Detail a systematic approach: first, identifying the core commercial intent of the agreement; second, auditing for standard risk clauses (indemnification, limitation of liability, termination); and third, ensuring alignment with company policy. Mention your use of playbooks or templates to ensure consistency. Emphasize your attention to detail and your ability to spot 'hidden' risks in fine print. Mention that you prioritize clarity and brevity to reduce the time spent in back-and-forth negotiations, speeding up the overall procurement or sales cycle.
Mention specific sources you rely on, such as official government gazettes, legal newsletters (e.g., Lexology or JD Supra), and professional memberships. Explain your process for synthesizing this information into actionable internal memos for the company. For example, when a new data privacy law is passed, explain how you evaluate the impact on existing operations and propose specific updates to company policies. This shows you are proactive and that you act as an early-warning system for the organization, preventing costly compliance failures before they happen.
Situation: The sales team found the contract approval process too slow and cumbersome. Task: I aimed to reduce the friction without increasing legal risk. Action: I developed a 'Legal Playbook' with pre-approved fallback clauses for common negotiation points. This empowered the sales team to handle minor edits independently. Result: The average contract cycle time decreased from 10 days to 3 days, significantly increasing the sales team's velocity and reducing the number of routine queries hitting the legal department.
Situation: A department head consistently ignored legal review protocols, creating liability risks. Task: I needed to implement a mandatory review process without creating resentment. Action: I scheduled a one-on-one meeting to understand their pain points. I learned they felt legal was a 'bottleneck.' I then implemented a streamlined intake form and a guaranteed 48-hour turnaround time for reviews. Result: By solving their problem first, the stakeholder became a collaborator, and compliance rates for that department rose to 100%.
Situation: The company expanded into a new jurisdiction with strict local labor laws I wasn't familiar with. Task: I had to ensure the company was compliant within 30 days. Action: I performed an intensive deep dive into local statutes, consulted with a local outside counsel for validation, and drafted a localized employee handbook. Result: We successfully launched operations in the new region on schedule with a fully compliant operational framework, avoiding any early-stage labor disputes or regulatory penalties.
I use a cost-benefit and expertise matrix. In-house handling is for routine contracts, general advisory, and initial dispute strategy. I engage outside counsel for: 1) Specialized local law in foreign jurisdictions, 2) High-value litigation where a trial lawyer's expertise is required, or 3) When an independent third-party legal opinion is needed for board-level decisions. This strategy optimizes the legal budget by utilizing expensive external expertise only when the risk or complexity justifies the cost.

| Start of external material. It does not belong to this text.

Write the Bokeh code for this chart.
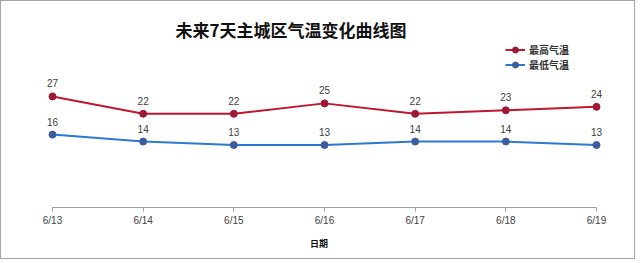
from bokeh.plotting import figure
from bokeh.models import Range1d, FixedTicker, Legend, LegendItem, ColumnDataSource
from bokeh.core.properties import value
from bokeh.embed import file_html
from bokeh.resources import INLINE

dates = ["6/13", "6/14", "6/15", "6/16", "6/17", "6/18", "6/19"]
high = [27, 22, 22, 25, 22, 23, 24]
low = [16, 14, 13, 13, 14, 14, 13]
title_text = "未来7天主城区气温变化曲线图"
x_label = "日期"
high_name = "最高气温"
low_name = "最低气温"

idx = list(range(len(dates)))

p = figure(width=635, height=259, output_backend="svg", toolbar_location=None,
           x_range=Range1d(-0.5625, 6.441), y_range=Range1d(-5, 43.98),
           min_border_left=0, min_border_right=0, min_border_top=36, min_border_bottom=53,
           title=title_text)
p.styles = {"border": "1px solid #A6A6A6"}
p.outline_line_color = None
p.grid.visible = False
p.yaxis.visible = False
p.background_fill_color = "white"
p.border_fill_color = "white"

p.title.align = "left"
p.title.offset = 174
p.title.standoff = -9
p.title.text_font = "Noto Sans CJK SC"
p.title.text_font_size = "17px"
p.title.text_font_style = "bold"
p.title.text_color = "#111111"

ax = p.xaxis[0]
ax.ticker = FixedTicker(ticks=idx)
ax.major_label_overrides = {i: d for i, d in zip(idx, dates)}
ax.bounds = (0, len(dates) - 1)
ax.axis_line_color = "#A0A0A0"
ax.major_tick_line_color = "#A0A0A0"
ax.major_tick_out = 4
ax.major_tick_in = 0
ax.minor_tick_line_color = None
ax.major_label_text_font = "Liberation Sans"
ax.major_label_text_font_size = "10px"
ax.major_label_text_color = "#404040"
ax.major_label_standoff = 3
ax.axis_label = x_label
ax.axis_label_text_font = "Noto Sans CJK SC"
ax.axis_label_text_font_size = "9px"
ax.axis_label_text_font_style = "bold"
ax.axis_label_text_color = "#111111"
ax.axis_label_standoff = 8

src = ColumnDataSource(dict(x=idx, high=high, low=low,
                            hl=[str(v) for v in high], ll=[str(v) for v in low]))

r_hl = p.line("x", "high", source=src, line_color="#C0172F", line_width=2)
r_hc = p.scatter("x", "high", source=src, size=7, fill_color="#9E1A34", line_color="#9E1A34")
r_ll = p.line("x", "low", source=src, line_color="#2A7ACF", line_width=2)
r_lc = p.scatter("x", "low", source=src, size=7, fill_color="#3D5C9E", line_color="#3D5C9E")

for col, lab in (("high", "hl"), ("low", "ll")):
    p.text("x", col, text=lab, source=src, text_align="center", text_baseline="middle",
           y_offset=-13, text_font=value("Liberation Sans"), text_font_size="10px",
           text_color="#404040")

legend = Legend(items=[LegendItem(label=high_name, renderers=[r_hl, r_hc]),
                       LegendItem(label=low_name, renderers=[r_ll, r_lc])],
                location=(504, 135), orientation="vertical")
legend.glyph_width = 20
legend.glyph_height = 15
legend.label_height = 15
legend.spacing = 0
legend.padding = 0
legend.margin = 0
legend.label_standoff = 4
legend.border_line_color = None
legend.background_fill_alpha = 0
legend.label_text_font = "Noto Sans CJK SC"
legend.label_text_font_size = "10px"
legend.label_text_font_style = "bold"
legend.label_text_color = "#333333"
p.add_layout(legend)

open("out.html", "w").write(file_html(p, INLINE))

I focus on the scope of the indemnity (what triggers it), the 'duty to defend' (who pays for the lawyers upfront), and the limitations. I ensure the indemnity is mutual where possible and narrow the scope to 'direct damages' rather than 'consequential damages.' I specifically check for exclusions—ensuring the company isn't indemnifying the other party for their own negligence. The goal is to ensure the party best positioned to prevent the risk is the one bearing the financial burden of that risk.
I maintain a rigorous corporate secretarial calendar to ensure all board meetings and annual filings are completed on time. For cap table management, I use tools like Carta or similar platforms to track equity grants, vesting schedules, and dilution. I ensure every issuance of shares is backed by a board resolution and a signed agreement. This ensures that during due diligence for future funding rounds or an exit, the company's ownership records are pristine and undisputed, preventing delays in the closing process.